◆ **WRITTEN EXERCISE**
Skipping all pictures, set down the lines of the listing from the first through the one with "from matplotlib.colors import".

___

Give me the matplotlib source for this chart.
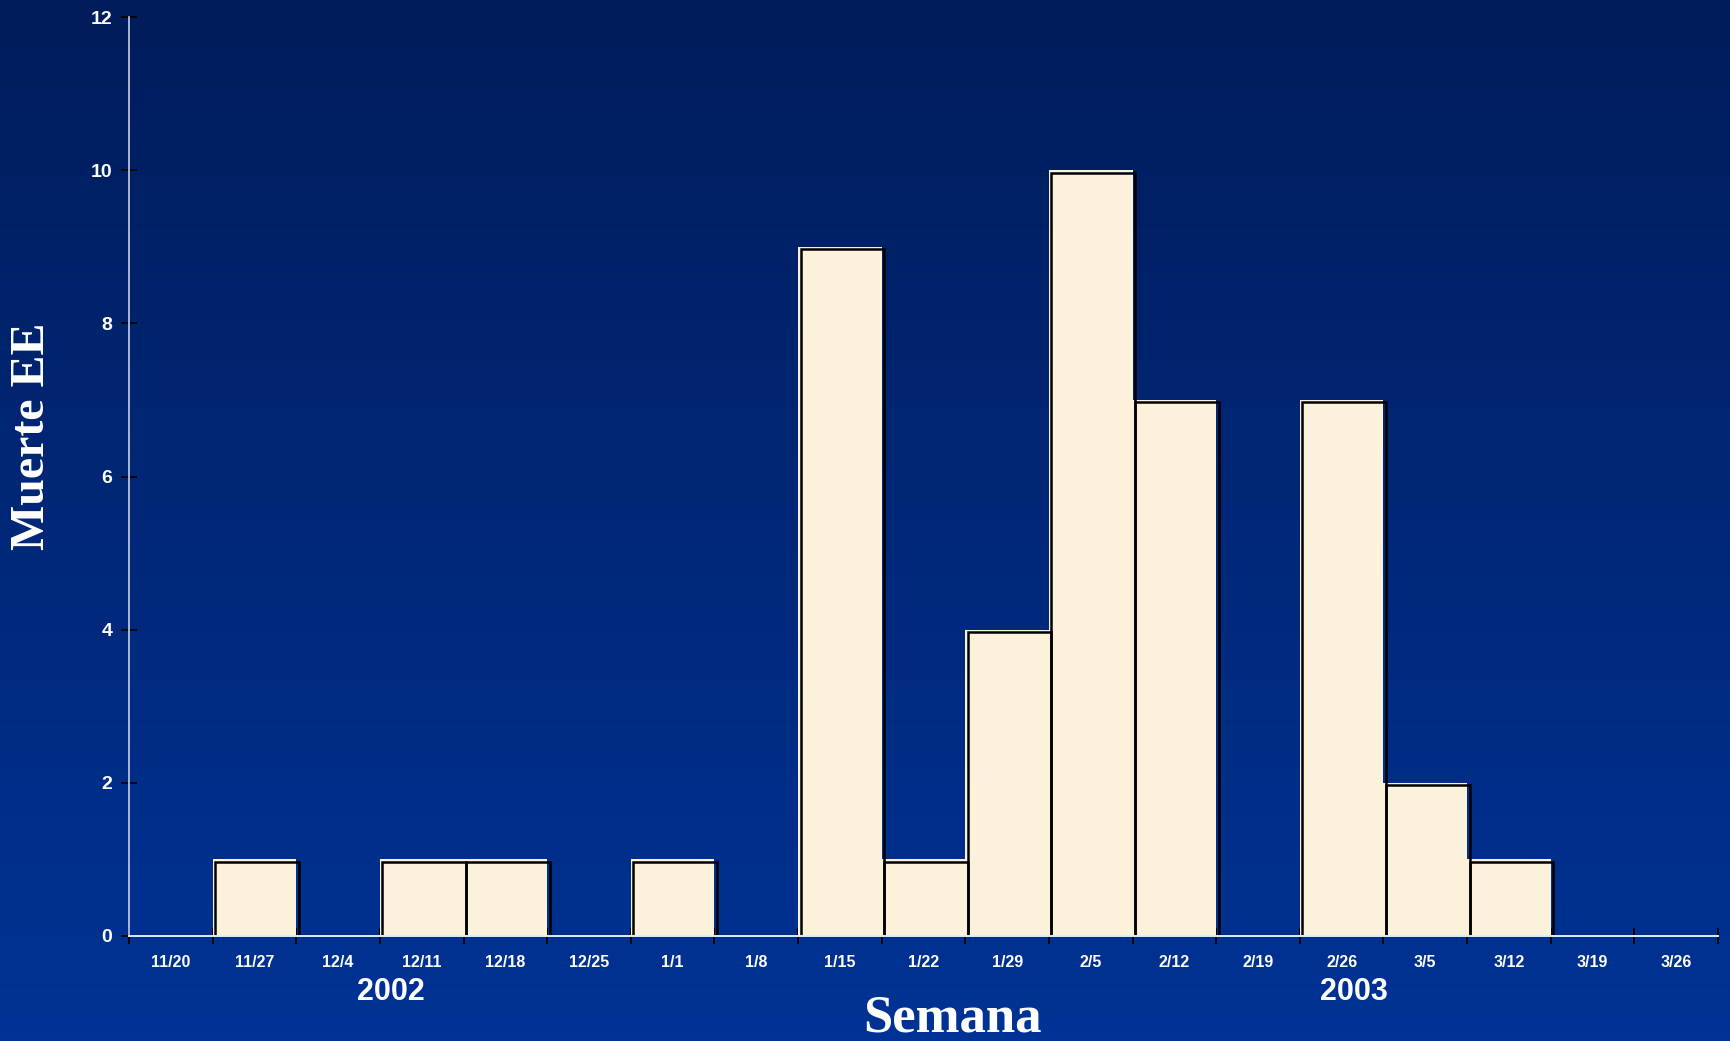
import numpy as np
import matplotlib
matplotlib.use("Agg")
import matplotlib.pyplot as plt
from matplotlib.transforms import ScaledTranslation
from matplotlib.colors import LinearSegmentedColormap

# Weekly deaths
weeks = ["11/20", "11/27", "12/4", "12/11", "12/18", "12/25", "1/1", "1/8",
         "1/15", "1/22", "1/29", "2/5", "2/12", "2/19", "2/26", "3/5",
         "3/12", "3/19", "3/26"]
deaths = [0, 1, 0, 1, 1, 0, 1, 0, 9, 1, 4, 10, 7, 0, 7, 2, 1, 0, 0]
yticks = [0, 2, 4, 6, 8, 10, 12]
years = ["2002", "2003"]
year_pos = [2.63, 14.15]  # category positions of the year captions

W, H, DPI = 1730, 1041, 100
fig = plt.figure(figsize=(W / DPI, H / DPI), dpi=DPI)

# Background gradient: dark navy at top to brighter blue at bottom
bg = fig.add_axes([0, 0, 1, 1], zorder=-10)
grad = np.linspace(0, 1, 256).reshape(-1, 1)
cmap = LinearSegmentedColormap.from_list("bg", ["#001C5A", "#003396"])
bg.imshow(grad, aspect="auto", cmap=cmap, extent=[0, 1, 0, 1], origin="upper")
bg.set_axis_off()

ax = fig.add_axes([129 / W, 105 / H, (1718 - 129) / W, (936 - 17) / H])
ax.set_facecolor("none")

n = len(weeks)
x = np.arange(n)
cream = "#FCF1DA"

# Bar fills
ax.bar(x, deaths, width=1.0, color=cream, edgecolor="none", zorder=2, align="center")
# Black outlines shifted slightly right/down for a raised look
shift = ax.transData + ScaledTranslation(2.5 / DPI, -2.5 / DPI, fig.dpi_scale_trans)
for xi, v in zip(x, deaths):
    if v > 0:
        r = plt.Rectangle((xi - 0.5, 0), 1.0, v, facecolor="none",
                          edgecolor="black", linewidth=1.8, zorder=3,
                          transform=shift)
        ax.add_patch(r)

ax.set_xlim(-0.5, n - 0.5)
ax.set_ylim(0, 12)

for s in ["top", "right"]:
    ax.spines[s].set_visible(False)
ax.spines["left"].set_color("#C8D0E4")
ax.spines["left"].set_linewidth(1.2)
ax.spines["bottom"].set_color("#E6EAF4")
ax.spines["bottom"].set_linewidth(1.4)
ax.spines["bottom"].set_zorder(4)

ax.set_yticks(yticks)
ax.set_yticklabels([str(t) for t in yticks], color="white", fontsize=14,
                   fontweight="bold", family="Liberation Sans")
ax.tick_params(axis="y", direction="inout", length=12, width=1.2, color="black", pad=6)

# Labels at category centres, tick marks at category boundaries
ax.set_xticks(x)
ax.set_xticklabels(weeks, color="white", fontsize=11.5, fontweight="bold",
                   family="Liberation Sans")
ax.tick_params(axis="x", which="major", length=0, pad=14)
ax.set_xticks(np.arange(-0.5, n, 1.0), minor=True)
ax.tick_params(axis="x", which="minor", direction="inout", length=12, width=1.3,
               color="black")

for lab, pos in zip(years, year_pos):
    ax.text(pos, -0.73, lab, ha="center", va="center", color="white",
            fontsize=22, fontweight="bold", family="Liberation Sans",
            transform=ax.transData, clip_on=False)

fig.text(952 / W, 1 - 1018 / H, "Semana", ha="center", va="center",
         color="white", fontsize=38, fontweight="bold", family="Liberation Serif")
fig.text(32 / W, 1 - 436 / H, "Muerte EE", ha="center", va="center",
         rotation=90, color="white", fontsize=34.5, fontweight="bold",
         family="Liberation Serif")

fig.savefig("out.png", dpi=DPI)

___

◆ **CORRECT RESPONSE**
Give me the matplotlib source for this chart.
import numpy as np
import matplotlib
matplotlib.use("Agg")
import matplotlib.pyplot as plt
from matplotlib.transforms import ScaledTranslation
from matplotlib.colors import LinearSegmentedColormap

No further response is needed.